SUPPLIED INFORMATION.
■ ■ ■ ■ ■ ■ ■
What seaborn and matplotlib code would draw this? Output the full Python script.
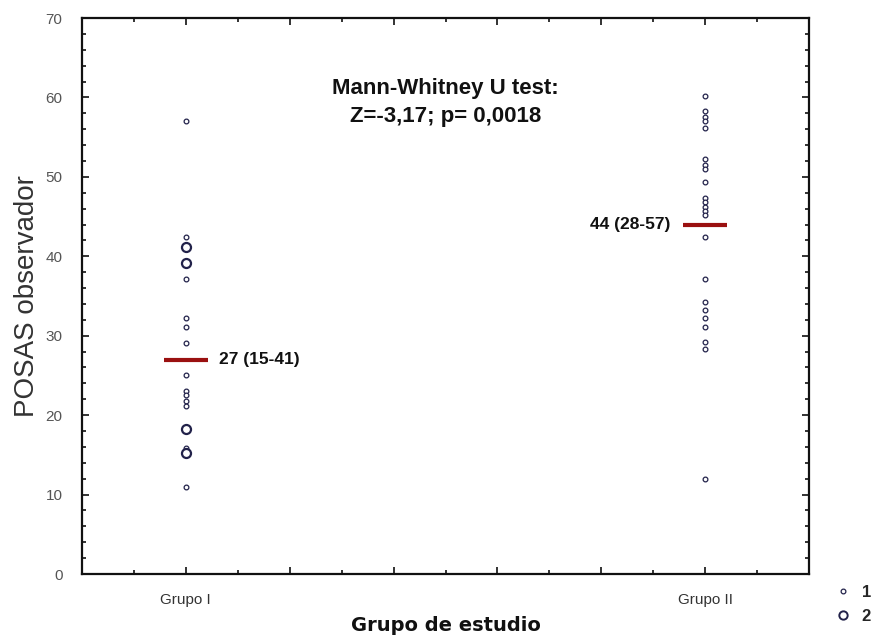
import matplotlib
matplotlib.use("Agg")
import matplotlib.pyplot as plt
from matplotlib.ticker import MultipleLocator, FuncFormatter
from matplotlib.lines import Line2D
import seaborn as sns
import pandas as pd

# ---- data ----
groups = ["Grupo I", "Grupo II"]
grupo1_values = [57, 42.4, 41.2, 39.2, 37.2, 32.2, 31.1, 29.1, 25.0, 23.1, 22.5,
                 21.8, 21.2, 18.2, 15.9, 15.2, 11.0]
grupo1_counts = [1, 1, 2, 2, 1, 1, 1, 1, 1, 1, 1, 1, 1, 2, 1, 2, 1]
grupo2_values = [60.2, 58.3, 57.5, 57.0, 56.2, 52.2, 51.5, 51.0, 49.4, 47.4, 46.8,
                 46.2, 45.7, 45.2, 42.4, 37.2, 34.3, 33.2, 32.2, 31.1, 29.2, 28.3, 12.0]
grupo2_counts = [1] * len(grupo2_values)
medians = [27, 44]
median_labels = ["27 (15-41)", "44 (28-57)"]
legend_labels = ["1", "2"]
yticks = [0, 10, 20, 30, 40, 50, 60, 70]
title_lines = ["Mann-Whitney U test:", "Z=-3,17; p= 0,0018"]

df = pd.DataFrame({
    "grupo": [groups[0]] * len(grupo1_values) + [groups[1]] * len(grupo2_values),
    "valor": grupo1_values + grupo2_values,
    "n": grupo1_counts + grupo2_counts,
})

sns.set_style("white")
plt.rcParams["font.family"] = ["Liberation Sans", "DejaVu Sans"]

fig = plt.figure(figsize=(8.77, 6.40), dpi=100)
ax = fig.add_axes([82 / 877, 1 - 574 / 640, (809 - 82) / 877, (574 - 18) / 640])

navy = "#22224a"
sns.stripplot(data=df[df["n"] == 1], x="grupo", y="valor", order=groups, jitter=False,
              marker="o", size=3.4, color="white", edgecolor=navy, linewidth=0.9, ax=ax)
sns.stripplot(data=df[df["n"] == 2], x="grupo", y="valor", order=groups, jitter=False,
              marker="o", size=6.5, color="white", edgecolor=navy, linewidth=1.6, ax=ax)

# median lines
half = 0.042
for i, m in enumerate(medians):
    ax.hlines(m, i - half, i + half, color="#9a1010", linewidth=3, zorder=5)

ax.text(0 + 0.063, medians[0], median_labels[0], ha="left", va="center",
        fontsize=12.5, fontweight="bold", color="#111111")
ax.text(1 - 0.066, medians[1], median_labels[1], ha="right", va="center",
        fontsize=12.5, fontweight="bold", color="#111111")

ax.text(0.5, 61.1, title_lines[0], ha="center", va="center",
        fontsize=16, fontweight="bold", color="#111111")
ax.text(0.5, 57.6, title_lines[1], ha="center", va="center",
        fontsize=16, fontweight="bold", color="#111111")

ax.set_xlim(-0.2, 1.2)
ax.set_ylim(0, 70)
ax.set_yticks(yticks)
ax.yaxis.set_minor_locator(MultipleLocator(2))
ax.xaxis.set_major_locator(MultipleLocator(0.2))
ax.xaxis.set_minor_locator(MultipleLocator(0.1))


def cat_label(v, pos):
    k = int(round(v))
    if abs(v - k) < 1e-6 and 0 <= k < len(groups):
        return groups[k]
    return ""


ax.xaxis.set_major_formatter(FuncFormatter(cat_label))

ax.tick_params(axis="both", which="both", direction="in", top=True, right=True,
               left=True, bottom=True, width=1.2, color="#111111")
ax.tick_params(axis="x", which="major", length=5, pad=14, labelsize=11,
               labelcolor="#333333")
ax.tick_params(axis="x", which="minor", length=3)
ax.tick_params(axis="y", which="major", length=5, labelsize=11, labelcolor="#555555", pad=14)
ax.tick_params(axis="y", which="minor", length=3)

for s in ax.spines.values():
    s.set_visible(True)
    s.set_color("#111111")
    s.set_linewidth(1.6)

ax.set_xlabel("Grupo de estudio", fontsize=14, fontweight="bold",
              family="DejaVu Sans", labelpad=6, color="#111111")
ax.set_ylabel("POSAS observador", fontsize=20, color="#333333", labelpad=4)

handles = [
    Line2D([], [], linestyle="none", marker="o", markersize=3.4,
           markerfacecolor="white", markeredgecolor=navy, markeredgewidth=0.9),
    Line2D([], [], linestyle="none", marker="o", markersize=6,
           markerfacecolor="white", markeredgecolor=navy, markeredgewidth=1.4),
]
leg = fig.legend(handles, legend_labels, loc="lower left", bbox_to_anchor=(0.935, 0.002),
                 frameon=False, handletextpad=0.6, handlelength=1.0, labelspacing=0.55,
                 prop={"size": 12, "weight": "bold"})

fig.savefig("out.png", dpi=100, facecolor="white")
■ ■ ■ ■ ■ ■ ■
REQUIRED TASK. Write down every line from the opening of the listing to the line with "import pandas as pd", both included, and nothing else; the pictures are omitted.

EXERCISE ANSWER.
What seaborn and matplotlib code would draw this? Output the full Python script.
import matplotlib
matplotlib.use("Agg")
import matplotlib.pyplot as plt
from matplotlib.ticker import MultipleLocator, FuncFormatter
from matplotlib.lines import Line2D
import seaborn as sns
import pandas as pd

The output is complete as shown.